Brown and Democratic legislators say they’re willing to compromise if a deal can be reached to gain the state $1.7 billion this year, but Culver City is making sure that if redevelopment is eliminated, the city can still move forward.

“The time is short, the door is open, but it won’t stay that way for long,” Assembly Budget Committee Chairman Bob Blumenfield (D-Woodland Hills) declared Friday, Feb. 18.

Chris McKenzie, the executive director of the League of California Cities, noted that Proposition 22, approved overwhelmingly by voters in November, specifically prohibits the state from seizing redevelopment funds. “It’s clearly an illegal proposal,” he says.

Critics often point out that redevelopment tax subsidies are a bonus to private developers, and that those who can afford to invest a few million in real estate development should not be getting more funds from the smaller commercial interests in a community. In Culver City it is obvious- in many places visually obvious- that many redevelopment projects are beneficial. The issue is whether state and local governments can afford to keep adding more of them when every other public service needed for a healthy community ( public schools, parks, fire and police departments and infrastructure maintenance) is being cut.

With the state budget deficit currently around $25 billion, California has the worst bond rating of any state. Compromise is still possible, but the clock is ticking.

What will this mean for Culver City ?

One key element was the approval of a $1.8 million annual payment to the school district, ensuring that the redevelopment monies currently scheduled for the district would continue uninterrupted. City Clerk Martin Cole offered the council that he had met with both school board members and district officials, who were said to be relieved to able to rely on the city, and not the state, to be making that payment.

Council and Agency member Scott Malsin offered that  “The efforts of the Culver City Redevelopment Agency have kept our property values strong, created innumerable jobs, and made our community a better place to live. We have used the agency to strengthen our local economy and provide a solid tax base to fund city operations for years to come.” Should the state end redevelopment, the shape of local government will change, but the meetings of the last two weeks will keep funds available so the projects can move ahead.

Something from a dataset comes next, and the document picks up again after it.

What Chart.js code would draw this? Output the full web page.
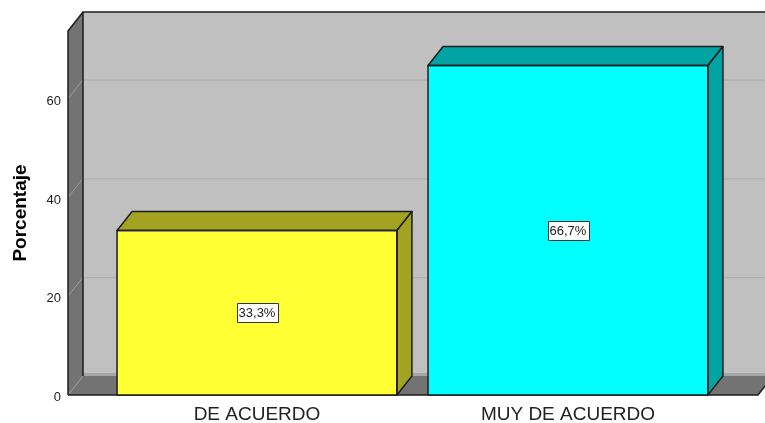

Last week, at a special meeting on Thursday, Feb. 17, the council and agency authorizedthe issuance and sale of $50 million in tax allocation bonds to allow the city to take over projects from the agency with secure funding. According to Malsin, “We decided it was necessary to issue these bonds so that we can continue to do that good work. Although the Governor’s shortsighted proposal to eliminate redevelopment agencies would terminate the ongoing revenue stream from local commercial property taxes that we have used for 30 years to transform Culver City for the better, the state cannot rob us of the ability to repay debt once it has been issued. So, even though the financial resources the bond will provide are far below what we would otherwise have at our disposal, they should permit us to complete some critical projects we have been working on for years.”